→ EXERCISE DIRECTIONS
Everything from the first line of the data through the line with "anexos_vals = []" is to be echoed exactly, minus the pictures.
· · · · · · ·
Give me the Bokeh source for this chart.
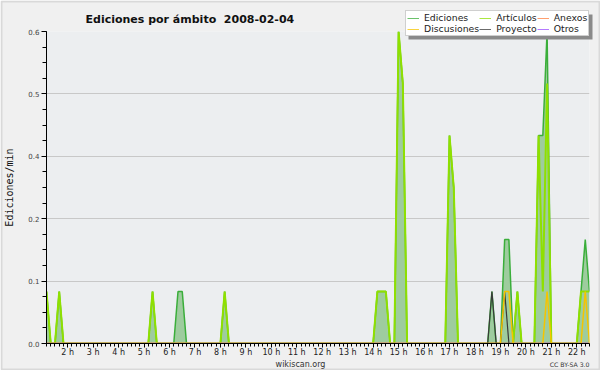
import pandas as pd
from bokeh.plotting import figure
from bokeh.models import Range1d, FixedTicker, Legend, LegendItem, Label, BoxAnnotation, GridBox
from bokeh.embed import file_html
from bokeh.resources import INLINE

# ---- data (edits per minute, 10-minute bins, 2008-02-04; bins not listed are 0) ----
day = "2008-02-04"
start_time = "01:10"
end_time = "22:30"

ediciones_times = ["01:10", "01:40", "05:20", "06:20", "06:30", "08:10", "14:10", "14:20",
                   "14:30", "15:00", "15:10", "17:00", "17:10", "18:40", "19:10", "19:20",
                   "19:40", "20:30", "20:40", "20:50", "22:10", "22:20", "22:30"]
ediciones_vals = [0.1, 0.1, 0.1, 0.1, 0.1, 0.1, 0.1, 0.1,
                  0.1, 0.6, 0.5, 0.4, 0.3, 0.1, 0.2, 0.2,
                  0.1, 0.4, 0.4, 0.6, 0.1, 0.2, 0.1]

articulos_times = ["01:10", "01:40", "05:20", "08:10", "14:10", "14:20", "14:30", "15:00",
                   "15:10", "17:00", "17:10", "19:40", "20:30", "20:40", "20:50", "22:10",
                   "22:20", "22:30"]
articulos_vals = [0.1, 0.1, 0.1, 0.1, 0.1, 0.1, 0.1, 0.6,
                  0.5, 0.4, 0.3, 0.1, 0.4, 0.1, 0.5, 0.1,
                  0.1, 0.1]

discusiones_times = ["19:10", "19:20", "20:50", "22:20"]
discusiones_vals = [0.1, 0.1, 0.1, 0.1]

proyecto_times = ["18:40", "19:10"]
proyecto_vals = [0.1, 0.1]

anexos_times = []
anexos_vals = []

otros_times = []
otros_vals = []

title_text = "Ediciones por ámbito \u00a02008-02-04"
series_names = ["Ediciones", "Discusiones", "Artículos", "Proyecto", "Anexos", "Otros"]
series_colors = {"Ediciones": "#3aae3a", "Artículos": "#8fe000", "Anexos": "#ff7f3f",
                 "Discusiones": "#f5c400", "Proyecto": "#3a3a3a", "Otros": "#9b4dff"}
series_widths = {"Ediciones": 1.5, "Artículos": 2, "Anexos": 1.5, "Otros": 1.5,
                 "Proyecto": 1.2, "Discusiones": 1.5}

x_tick_hours = [2, 3, 4, 5, 6, 7, 8, 9, 10, 11, 12, 13, 14, 15, 16, 17, 18, 19, 20, 21, 22]
x_tick_labels = ["2 h", "3 h", "4 h", "5 h", "6 h", "7 h", "8 h", "9 h", "10 h", "11 h", "12 h",
                 "13 h", "14 h", "15 h", "16 h", "17 h", "18 h", "19 h", "20 h", "21 h", "22 h"]
y_ticks = [0.0, 0.12, 0.24, 0.36, 0.48, 0.60]
y_tick_labels = ["0.0", "0.1", "0.2", "0.4", "0.5", "0.6"]
y_minor_ticks = [0.03 * i for i in range(21)]

# ---- build full series on the 10-minute grid ----
grid = pd.date_range(f"{day} {start_time}", f"{day} {end_time}", freq="10min")
hours = list(grid.hour + grid.minute / 60.0)


def series(times, vals):
    if not times:
        return [0.0] * len(grid)
    s = pd.Series(vals, index=pd.to_datetime([f"{day} {t}" for t in times]))
    return list(s.reindex(grid, fill_value=0.0).values)


ed = series(ediciones_times, ediciones_vals)
art = series(articulos_times, articulos_vals)
disc = series(discusiones_times, discusiones_vals)
proy = series(proyecto_times, proyecto_vals)
anx = series(anexos_times, anexos_vals)
otr = series(otros_times, otros_vals)

FONT = "DejaVu Sans"
W, H = 600, 370

# ---------------- main chart ----------------
p = figure(width=W, height=H, output_backend="svg", toolbar_location=None,
           x_range=Range1d(hours[0], hours[-1]), y_range=Range1d(0, 0.6),
           min_border_left=46, min_border_right=11, min_border_top=31, min_border_bottom=27,
           background_fill_color="#eceef0", border_fill_color="#f0f0f0",
           outline_line_color=None, frame_align=False)
p.title.visible = False

p.varea(x=hours, y1=[0.0] * len(hours), y2=ed, fill_color="#9ecc9e", fill_alpha=1.0)
p.line(hours, ed, line_color=series_colors["Ediciones"], line_width=series_widths["Ediciones"])
p.line(hours, art, line_color=series_colors["Artículos"], line_width=series_widths["Artículos"])
p.line(hours, anx, line_color=series_colors["Anexos"], line_width=series_widths["Anexos"])
p.line(hours, otr, line_color=series_colors["Otros"], line_width=series_widths["Otros"])
p.line(hours, proy, line_color=series_colors["Proyecto"], line_width=series_widths["Proyecto"])
p.line(hours, disc, line_color=series_colors["Discusiones"], line_width=series_widths["Discusiones"])

xa = p.xaxis[0]
xa.ticker = FixedTicker(ticks=x_tick_hours, minor_ticks=hours)
xa.major_label_overrides = {h: lab for h, lab in zip(x_tick_hours, x_tick_labels)}
xa.major_label_text_font = FONT
xa.major_label_text_font_size = "8px"
xa.major_label_text_color = "#222222"
xa.major_label_standoff = 0
xa.major_tick_out = 4
xa.major_tick_in = 0
xa.minor_tick_out = 3
xa.minor_tick_in = 0
xa.axis_line_color = "black"
xa.major_tick_line_color = "black"
xa.minor_tick_line_color = "black"

ya = p.yaxis[0]
ya.ticker = FixedTicker(ticks=y_ticks, minor_ticks=y_minor_ticks)
ya.major_label_overrides = {t: lab for t, lab in zip(y_ticks, y_tick_labels)}
ya.major_label_text_font = FONT
ya.major_label_text_font_size = "7px"
ya.major_label_text_color = "#444444"
ya.major_label_standoff = 2
ya.major_tick_out = 5
ya.major_tick_in = 0
ya.minor_tick_out = 4
ya.minor_tick_in = 0
ya.axis_label = "Ediciones/min"
ya.axis_label_text_font = "DejaVu Sans Mono"
ya.axis_label_text_font_size = "10px"
ya.axis_label_text_font_style = "normal"
ya.axis_label_text_color = "#111111"
ya.axis_label_standoff = 10
ya.axis_line_color = "black"

p.xgrid.visible = False
p.ygrid.grid_line_color = "#c8c8c8"
p.ygrid.grid_line_width = 1

# ---------------- transparent overlay (title, legend, credits; frame = whole canvas) ----------------
o = figure(width=W, height=H, output_backend="svg", toolbar_location=None,
           x_range=Range1d(0, 1), y_range=Range1d(0, 1),
           x_axis_location=None, y_axis_location=None,
           min_border=0, min_border_left=0, min_border_right=0, min_border_top=0, min_border_bottom=0,
           background_fill_alpha=0, border_fill_alpha=0, outline_line_color=None,
           frame_align=False)
o.title.visible = False
o.grid.visible = False

# outer frame of the image
o.add_layout(BoxAnnotation(left=1, right=W - 1, top=H - 1, bottom=1,
                           left_units="screen", right_units="screen",
                           top_units="screen", bottom_units="screen",
                           fill_alpha=0, line_color="#a6a6a6", line_width=2))

o.add_layout(Label(x=85, y=H - 18.5, x_units="screen", y_units="screen", text=title_text,
                   text_font=FONT, text_font_size="11px", text_font_style="bold",
                   text_align="left", text_baseline="alphabetic", text_color="#111111"))

# legend proxies (kept outside the overlay's visible range)
items = []
for name in series_names:
    r = o.line(x=[0.0, 1.0], y=[-5.0, -5.0], line_color=series_colors[name],
               line_width=1, line_alpha=0.75)
    items.append(LegendItem(label=name, renderers=[r]))

# legend shadow
o.add_layout(BoxAnnotation(left=408, right=592, top=H - 14, bottom=H - 39,
                           left_units="screen", right_units="screen",
                           top_units="screen", bottom_units="screen",
                           fill_color="#8a8a8a", fill_alpha=1.0, line_color=None))

legend = Legend(items=items, location=(405, H - 36), orientation="vertical", nrows=2,
                label_text_font=FONT, label_text_font_size="9.3px", label_text_color="#222222",
                label_height=10, glyph_height=10, glyph_width=12, label_standoff=5,
                spacing=0, padding=1, margin=0,
                border_line_color="#a0a0a0", border_line_width=1,
                background_fill_color="white", background_fill_alpha=1.0)
o.add_layout(legend, "center")

o.add_layout(Label(x=300, y=H - 364, x_units="screen", y_units="screen", text="wikiscan.org",
                   text_font=FONT, text_font_size="8px", text_align="center",
                   text_baseline="alphabetic", text_color="#333333"))
o.add_layout(Label(x=589, y=H - 364, x_units="screen", y_units="screen", text="CC BY-SA 3.0",
                   text_font=FONT, text_font_size="6.2px", text_align="right",
                   text_baseline="alphabetic", text_color="#333333"))

layout = GridBox(children=[(p, 0, 0), (o, 0, 0)])

open("out.html", "w").write(file_html(layout, INLINE))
· · · · · · ·
→ TASK OUTPUT
Give me the Bokeh source for this chart.
import pandas as pd
from bokeh.plotting import figure
from bokeh.models import Range1d, FixedTicker, Legend, LegendItem, Label, BoxAnnotation, GridBox
from bokeh.embed import file_html
from bokeh.resources import INLINE

# ---- data (edits per minute, 10-minute bins, 2008-02-04; bins not listed are 0) ----
day = "2008-02-04"
start_time = "01:10"
end_time = "22:30"

ediciones_times = ["01:10", "01:40", "05:20", "06:20", "06:30", "08:10", "14:10", "14:20",
                   "14:30", "15:00", "15:10", "17:00", "17:10", "18:40", "19:10", "19:20",
                   "19:40", "20:30", "20:40", "20:50", "22:10", "22:20", "22:30"]
ediciones_vals = [0.1, 0.1, 0.1, 0.1, 0.1, 0.1, 0.1, 0.1,
                  0.1, 0.6, 0.5, 0.4, 0.3, 0.1, 0.2, 0.2,
                  0.1, 0.4, 0.4, 0.6, 0.1, 0.2, 0.1]

articulos_times = ["01:10", "01:40", "05:20", "08:10", "14:10", "14:20", "14:30", "15:00",
                   "15:10", "17:00", "17:10", "19:40", "20:30", "20:40", "20:50", "22:10",
                   "22:20", "22:30"]
articulos_vals = [0.1, 0.1, 0.1, 0.1, 0.1, 0.1, 0.1, 0.6,
                  0.5, 0.4, 0.3, 0.1, 0.4, 0.1, 0.5, 0.1,
                  0.1, 0.1]

discusiones_times = ["19:10", "19:20", "20:50", "22:20"]
discusiones_vals = [0.1, 0.1, 0.1, 0.1]

proyecto_times = ["18:40", "19:10"]
proyecto_vals = [0.1, 0.1]

anexos_times = []
anexos_vals = []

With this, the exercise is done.